Another book I read recently is Sovereign, the third in the Shardlake series, which sees Matthew following in the train of Henry VIII as he makes his progress to York. As well as a good murder plot it’s also really good at creating sixteenth century York – and given how much of old York still exists you can really conjure up the settings in your head. It was particularly good for me because my history supervisor at university was based in Kings Manor, which is one of the principal locations.
And finally several of the series I really like have installments in yorkshire – including Lady Julia Grey and Royal Spyness, but you really need to ahve read the others to get the most out of them.
Happy Humpday everyone!
I’m a Lancastrian! However, A Woman of Substance was the first “grown up” book I ever read, and I love it.
I remember being somewhat confused by some of the descriptions in the sex scenes with whatshisface the American – something about falling backwards into water maybe?
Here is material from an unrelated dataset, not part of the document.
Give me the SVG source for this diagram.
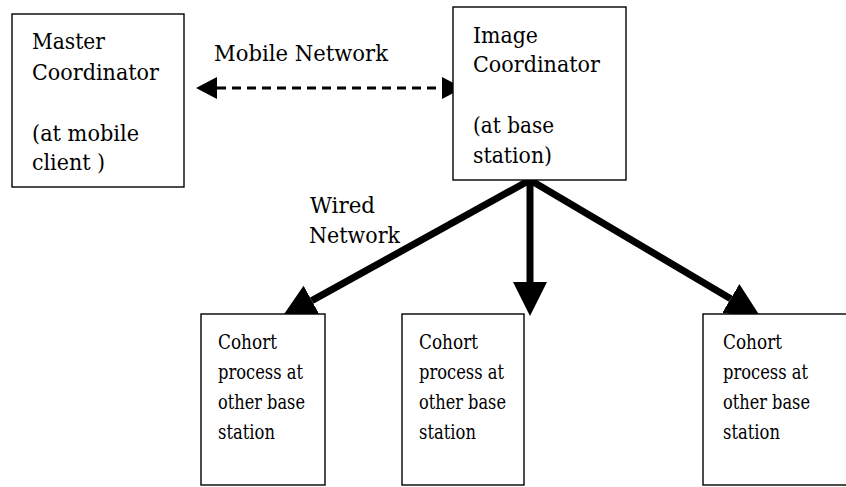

I don’t remember that bit!
I’m rereading A Woman of Substance at the moment and have just watched the early 80s TV adaptation on Amazon Prime.
I’ve never watched the TV version – I am tempted though if it’s on prime… How has it aged?
The book and the TV series are very much of the time they were written, I think, late 70s and early 80s.
If you have a Prime subscription though, you may as well have a look and decide whether it’s worth watching the whole thing.